Грим покачал головой:
— Расписку взяли? — спросил и тут же сунул нос обратно в воротник.
Сотников постучал рукой в перчатке по передней стенке. Сани тронулись.
Облегчение. А не только боль. Мари смотрела на прочитанное письмо. Облегчение тоже. «Зато всё ясно», — думала она.
Мари смотрела на строчки, как будто письмо было не ей.
Всё случилось. Конец ожиданию, предчувствиям, тревоге. Ясность лучше неизвестности. Даже такая ужасная ясность. «Какой ужас», — мысленно произнесла Мари. Но ужаса не чувствовала. Чувствовала, как в ней растёт пустота.
Мари медленно сложила письмо по сгибам. Подняла взгляд на Облакова.
Он тщетно пытался прочесть её лицо, спокойное, безмятежное. «Неужто ей совсем не жаль?» — удивился он. Поездка сюда стоила ему многих колебаний. Друг и честный человек спорили в его душе. Как друг — он подождал. Дал Бурмину время одуматься. Переменить решение. Ждал, сколько позволяли приличия. И поступил как честный человек. Ведь должен честный человек передать порученное? В конце-то концов. Вот и передал.
Что ж она не рыдает? Не падает в обморок? Или что там положено девицам.

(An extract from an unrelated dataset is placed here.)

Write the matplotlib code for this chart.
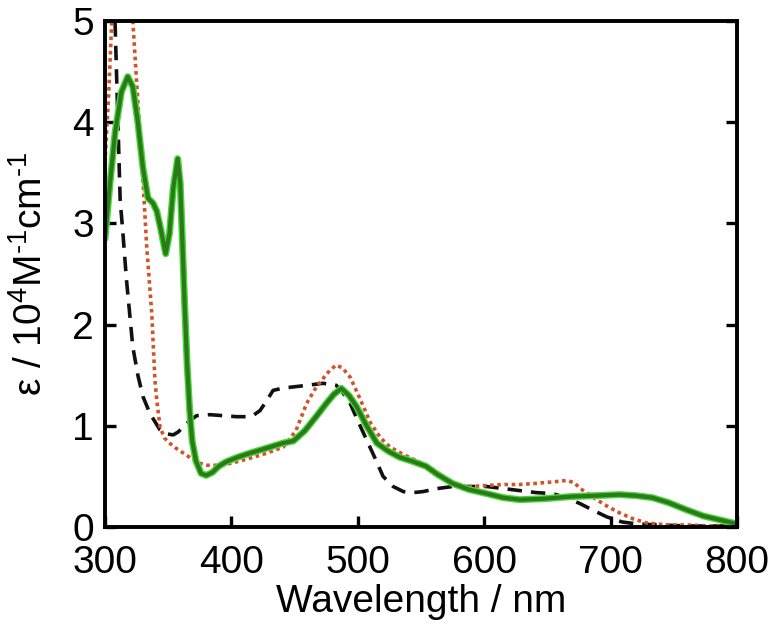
import numpy as np
import matplotlib
matplotlib.use("Agg")
import matplotlib.pyplot as plt

plt.rcParams['font.family'] = ['Liberation Sans', 'DejaVu Sans']
plt.rcParams['mathtext.fontset'] = 'custom'
plt.rcParams['mathtext.rm'] = 'Liberation Sans'
plt.rcParams['mathtext.it'] = 'Liberation Sans'

# green solid spectrum
green_x = [300, 304, 308, 313, 318, 322, 326, 330, 334, 338, 341, 344, 348, 351, 354,
           357.5, 359.5, 361, 363, 365, 367, 369, 372, 376, 380, 385, 390, 396,
           405, 414.7, 428, 441, 449, 458, 467, 475, 481, 487, 493, 499, 507, 515,
           524, 533, 543, 554, 563, 575, 588, 602, 615, 628, 648, 668, 688, 707,
           720, 733, 746, 760, 773, 786.5, 800]
green_y = [2.85, 3.4, 3.9, 4.3, 4.45, 4.35, 4.0, 3.55, 3.25, 3.2, 3.12, 2.95, 2.70, 2.9,
           3.35, 3.64, 3.4, 2.9, 2.2, 1.6, 1.15, 0.85, 0.65, 0.53, 0.51, 0.54, 0.6, 0.645,
           0.69, 0.73, 0.78, 0.83, 0.85, 0.95, 1.09, 1.22, 1.31, 1.37, 1.30, 1.19, 1.0,
           0.83, 0.75, 0.69, 0.65, 0.60, 0.52, 0.43, 0.37, 0.33, 0.29, 0.27, 0.28, 0.30,
           0.31, 0.32, 0.31, 0.29, 0.24, 0.17, 0.11, 0.07, 0.03]

# red dotted spectrum
red_x = [300, 303, 306, 309, 313, 318, 322, 326, 330, 333, 337, 339.5, 341, 343.5,
         347, 351, 356, 362, 368, 375, 381, 388, 400, 414.7, 428, 441, 451, 459.5,
         466, 472.7, 478, 483, 488, 494, 502, 510, 518, 525.5, 537, 549, 562,
         575, 589, 602, 615, 628, 640, 649, 658, 665, 671, 676, 682, 689, 698, 707,
         718, 728.5, 745, 760, 780, 800]
red_y = [3.6, 4.3, 5.2, 5.9, 6.2, 5.9, 5.0, 4.2, 3.43, 2.77, 2.11, 1.45, 1.25, 0.99,
         0.88, 0.83, 0.78, 0.73, 0.68, 0.63, 0.61, 0.61, 0.63, 0.68, 0.73, 0.79, 0.95,
         1.22, 1.36, 1.47, 1.55, 1.60, 1.57, 1.48, 1.26, 1.03, 0.88, 0.79, 0.71, 0.64,
         0.55, 0.41, 0.40, 0.41, 0.42, 0.42, 0.43, 0.44, 0.45, 0.46, 0.44, 0.38, 0.33,
         0.27, 0.20, 0.14, 0.08, 0.04, 0.02, 0.02, 0.01, 0.01]

# black dashed spectrum
black_x = [304, 308, 310, 312, 314, 317, 322, 326, 330, 335.6, 343.5, 349, 354, 358,
           362, 367, 372.5, 383, 393.6, 404, 414.7, 418, 422.6, 428, 433, 440, 446,
           460, 472.5, 483, 488, 494, 500, 507, 514, 520, 528, 536, 544, 551.6, 563,
           575, 588, 602, 615, 628, 641, 654, 665, 676, 687, 697, 709, 720.6, 740,
           760, 780, 800]
black_y = [5.4, 4.97, 4.1, 3.23, 2.93, 2.44, 1.78, 1.5, 1.29, 1.12, 0.96, 0.92, 0.91,
           0.94, 0.99, 1.05, 1.10, 1.11, 1.10, 1.09, 1.09, 1.11, 1.15, 1.25, 1.35, 1.37,
           1.38, 1.40, 1.42, 1.40, 1.33, 1.22, 1.05, 0.86, 0.67, 0.50, 0.40, 0.35, 0.34,
           0.35, 0.38, 0.40, 0.40, 0.40, 0.38, 0.36, 0.34, 0.33, 0.29, 0.23, 0.16, 0.10,
           0.05, 0.03, 0.02, 0.01, 0.01, 0.01]

fig = plt.figure(figsize=(7.75, 6.42), dpi=100)
ax = fig.add_axes([105/775, 1-527/642, (737-105)/775, (527-21)/642])

ax.plot(black_x, black_y, color='#111111', lw=2.6, ls=(0, (4, 2.5)))
ax.plot(red_x, red_y, color='#d2522a', lw=2.6, ls=(0, (1, 1)))
ax.plot(green_x, green_y, color='#4ad63a', lw=5.0, solid_capstyle='round')
ax.plot(green_x, green_y, color='#2a7a1a', lw=3.0, solid_capstyle='round')

ax.set_xlim(300, 800)
ax.set_ylim(0, 5)
ax.set_xticks([300, 400, 500, 600, 700, 800])
ax.set_yticks([0, 1, 2, 3, 4, 5])

for s in ax.spines.values():
    s.set_linewidth(2.8)
ax.tick_params(direction='in', length=8, width=2.4, labelsize=28, pad=8,
               right=True, top=False)
ax.tick_params(axis='x', pad=13)

ax.set_xlabel('Wavelength / nm', fontsize=28, labelpad=2)
ax.set_ylabel(r'ε / 10$^{4}$M$^{\text{-1}}$cm$^{\text{-1}}$', fontsize=28, labelpad=16)

plt.savefig('out.png', dpi=100)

— Благодарю вас. Что доставили письмо… господина Бурмина.
— Простите.
— За что?
«За то, что я сделал вам больно, — подумал Облаков. Как тут же в душу проскочило: — Так тебе и надо. Убедилась теперь». Он смутился этой непрошеной радости.
— Это всё его ранение.
— Да, я понимаю. — Мари вертела в руках письмо. Губы задрожали. — Понимаю.
Чтобы не расплакаться, она заговорила:
— Как это случилось?
Облаков перепугался: случилось — что? Что Бурмин разорвал помолвку? Что чувств — больше нет? Как все молодые люди, он боялся подобных разговоров. Не знал, что говорить. Но Мари уже сыпала вопросами:
— Как он был ранен? Вы не писали papa, как именно он был ранен. Куда? Чем? Вы были там, когда это произошло?
Облаков вздохнул с облегчением: ах, она об этом.
— Я был там.
Она смотрела ему в лицо. Ждала. Облаков вздохнул.
— Мы отступали. Под пушечным огнём неприятеля, гм.
И умолк.
Свист и шлепки ядер, врывающихся в бегущую толпу. Чавк. Чавк. Толчея. Открытые рты. Безумные глаза. Пар. Топот, крики, хрип. Люди падали, упавших затаптывали. Ржание. Длинная багровая верёвка кишок на снегу — и стонущий солдат. Оторванная нога. Треск льда. Льдины дыбом. Офицер ушёл под воду вместе с лошадью. Был только что — и ухнул. Только чёрная бурлящая вода.
А как просто сказать: отступали по льду. Под огнём.
— По льду, — добавил.
Мари отвернулась:
— Да, это вы писали. Вы не писали, как он был ранен.
— Но я не видел. Вернее, да и нет. Нас растащило в обезумевшей толпе. Все побежали.
— Неужели…
Она хотела сказать: можно вот так просто всё разорвать, от всего отказаться?
— …Его ранение так серьёзно?
— Я не врач…
— Но? — Мари снова повернулась. Посмотрела ему в глаза.
Он понял, что за вопросы мучили её на самом деле.
— Я не знаю.
Он не решился отвернуться. Мари смотрела в его открытое лицо.
— Вы чего-то недоговариваете, Николя.
Он молчал.
— Что вы не рассказали в том письме?
Облаков смотрел на неё сочувственно.
— Пожалуйста! — воскликнула Мари. — Ведь вы что-то утаили. Что-то стыдное? Позорное? Он бежал с поля боя?